» Information shown
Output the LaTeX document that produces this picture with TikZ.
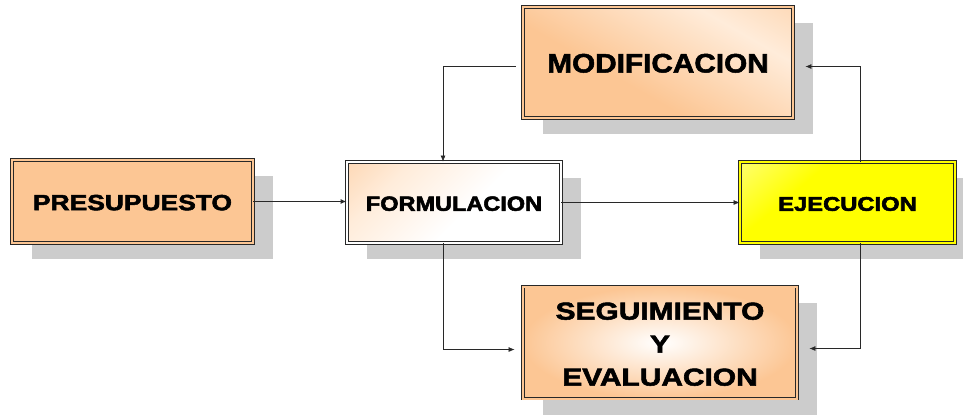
\documentclass[tikz,border=0pt]{standalone}
\usepackage{fontspec}
\usepackage{graphicx}
\newfontfamily\bx{Liberation Sans Bold}
\usetikzlibrary{shadows,arrows.meta,calc}
\definecolor{peach}{RGB}{252,198,148}
\definecolor{peachlt}{RGB}{255,236,218}
\definecolor{shad}{RGB}{204,204,204}
\definecolor{ylw}{RGB}{255,255,0}
\definecolor{ylwlt}{RGB}{255,255,190}
\definecolor{ln}{RGB}{40,40,40}
\pgfdeclareverticalshading{formshade}{100bp}{color(0bp)=(white); color(45bp)=(white); color(70bp)=(peachlt); color(100bp)=(peach)}
\pgfdeclareverticalshading{ejeshade}{100bp}{color(0bp)=(ylw); color(65bp)=(ylw); color(100bp)=(ylwlt)}
\pgfdeclareverticalshading{modshade}{100bp}{color(0bp)=(peach); color(40bp)=(peach); color(70bp)=(peachlt); color(100bp)=(peach)}
\newcommand{\boxtxt}[5]{\raisebox{-#5}[\height][\depth]{\scalebox{#1}[1]{\fontsize{#2}{#3}\selectfont\special{pdf:literal direct 2 Tr 0.5 w}\begin{tabular}{@{}c@{}}#4\end{tabular}\special{pdf:literal direct 0 Tr}}}}
\tikzset{
  box/.style={draw=ln, line width=0.8pt, double distance=2pt, rectangle,
    align=center, font=\bx, text=black, inner sep=0pt,
    drop shadow={shadow xshift=20pt, shadow yshift=-16pt, fill=shad, opacity=1}},
  arr/.style={draw=ln, line width=0.7pt, -{Latex[length=6pt,width=5pt]}},
}
\begin{document}
\begin{tikzpicture}[x=1pt,y=-1pt]
\useasboundingbox (0,0) rectangle (963,416);
\node[box, double=peach, fill=peach, minimum width=241pt, minimum height=83pt]
  (pres) at (132.5,201.5) {\boxtxt{1.2}{22}{26}{PRESUPUESTO}{3.5pt}};
\node[box, double=white, shading=formshade, shading angle=45, minimum width=214pt, minimum height=81pt]
  (form) at (454,202.5) {\boxtxt{1.14}{20.6}{24}{FORMULACION}{3.5pt}};
\node[box, double=peach, shading=modshade, shading angle=-30, minimum width=270pt, minimum height=111pt]
  (mod) at (658,62.5) {\boxtxt{1.11}{26.8}{30}{MODIFICACION}{4pt}};
\node[box, double=peach, inner color=white, outer color=peach, minimum width=274pt, minimum height=112pt]
  (seg) at (660,342.5) {\boxtxt{1.22}{24.5}{33}{SEGUIMIENTO\\Y\\EVALUACION}{3.5pt}};
\node[box, double=ylw, shading=ejeshade, shading angle=40, minimum width=215pt, minimum height=81pt]
  (eje) at (847.5,202.5) {\boxtxt{1.2}{19.8}{24}{EJECUCION}{3.5pt}};

\draw[arr, line width=1.3pt] (pres.east) -- (pres.east -| form.west);
\draw[arr] (form.east) -- (eje.west);
\coordinate (m1) at ([xshift=-7pt,yshift=-4pt]mod.west);
\draw[arr] (m1) -| ([xshift=-11pt]form.north);
\draw[arr] ([xshift=-11pt]form.south) |- ([xshift=-8pt,yshift=-7pt]seg.west);
\draw[arr] ([xshift=13pt]eje.north) |- ([xshift=12pt,yshift=-4pt]mod.east);
\draw[arr] ([xshift=13pt]eje.south) |- ([xshift=12pt,yshift=-6pt]seg.east);
\end{tikzpicture}
\end{document}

» Given instruction
From start to finish, output the listing exactly, but omit its pictures.

» Output
Output the LaTeX document that produces this picture with TikZ.
\documentclass[tikz,border=0pt]{standalone}
\usepackage{fontspec}
\usepackage{graphicx}
\newfontfamily\bx{Liberation Sans Bold}
\usetikzlibrary{shadows,arrows.meta,calc}
\definecolor{peach}{RGB}{252,198,148}
\definecolor{peachlt}{RGB}{255,236,218}
\definecolor{shad}{RGB}{204,204,204}
\definecolor{ylw}{RGB}{255,255,0}
\definecolor{ylwlt}{RGB}{255,255,190}
\definecolor{ln}{RGB}{40,40,40}
\pgfdeclareverticalshading{formshade}{100bp}{color(0bp)=(white); color(45bp)=(white); color(70bp)=(peachlt); color(100bp)=(peach)}
\pgfdeclareverticalshading{ejeshade}{100bp}{color(0bp)=(ylw); color(65bp)=(ylw); color(100bp)=(ylwlt)}
\pgfdeclareverticalshading{modshade}{100bp}{color(0bp)=(peach); color(40bp)=(peach); color(70bp)=(peachlt); color(100bp)=(peach)}
\newcommand{\boxtxt}[5]{\raisebox{-#5}[\height][\depth]{\scalebox{#1}[1]{\fontsize{#2}{#3}\selectfont\special{pdf:literal direct 2 Tr 0.5 w}\begin{tabular}{@{}c@{}}#4\end{tabular}\special{pdf:literal direct 0 Tr}}}}
\tikzset{
  box/.style={draw=ln, line width=0.8pt, double distance=2pt, rectangle,
    align=center, font=\bx, text=black, inner sep=0pt,
    drop shadow={shadow xshift=20pt, shadow yshift=-16pt, fill=shad, opacity=1}},
  arr/.style={draw=ln, line width=0.7pt, -{Latex[length=6pt,width=5pt]}},
}
\begin{document}
\begin{tikzpicture}[x=1pt,y=-1pt]
\useasboundingbox (0,0) rectangle (963,416);
\node[box, double=peach, fill=peach, minimum width=241pt, minimum height=83pt]
  (pres) at (132.5,201.5) {\boxtxt{1.2}{22}{26}{PRESUPUESTO}{3.5pt}};
\node[box, double=white, shading=formshade, shading angle=45, minimum width=214pt, minimum height=81pt]
  (form) at (454,202.5) {\boxtxt{1.14}{20.6}{24}{FORMULACION}{3.5pt}};
\node[box, double=peach, shading=modshade, shading angle=-30, minimum width=270pt, minimum height=111pt]
  (mod) at (658,62.5) {\boxtxt{1.11}{26.8}{30}{MODIFICACION}{4pt}};
\node[box, double=peach, inner color=white, outer color=peach, minimum width=274pt, minimum height=112pt]
  (seg) at (660,342.5) {\boxtxt{1.22}{24.5}{33}{SEGUIMIENTO\\Y\\EVALUACION}{3.5pt}};
\node[box, double=ylw, shading=ejeshade, shading angle=40, minimum width=215pt, minimum height=81pt]
  (eje) at (847.5,202.5) {\boxtxt{1.2}{19.8}{24}{EJECUCION}{3.5pt}};

\draw[arr, line width=1.3pt] (pres.east) -- (pres.east -| form.west);
\draw[arr] (form.east) -- (eje.west);
\coordinate (m1) at ([xshift=-7pt,yshift=-4pt]mod.west);
\draw[arr] (m1) -| ([xshift=-11pt]form.north);
\draw[arr] ([xshift=-11pt]form.south) |- ([xshift=-8pt,yshift=-7pt]seg.west);
\draw[arr] ([xshift=13pt]eje.north) |- ([xshift=12pt,yshift=-4pt]mod.east);
\draw[arr] ([xshift=13pt]eje.south) |- ([xshift=12pt,yshift=-6pt]seg.east);
\end{tikzpicture}
\end{document}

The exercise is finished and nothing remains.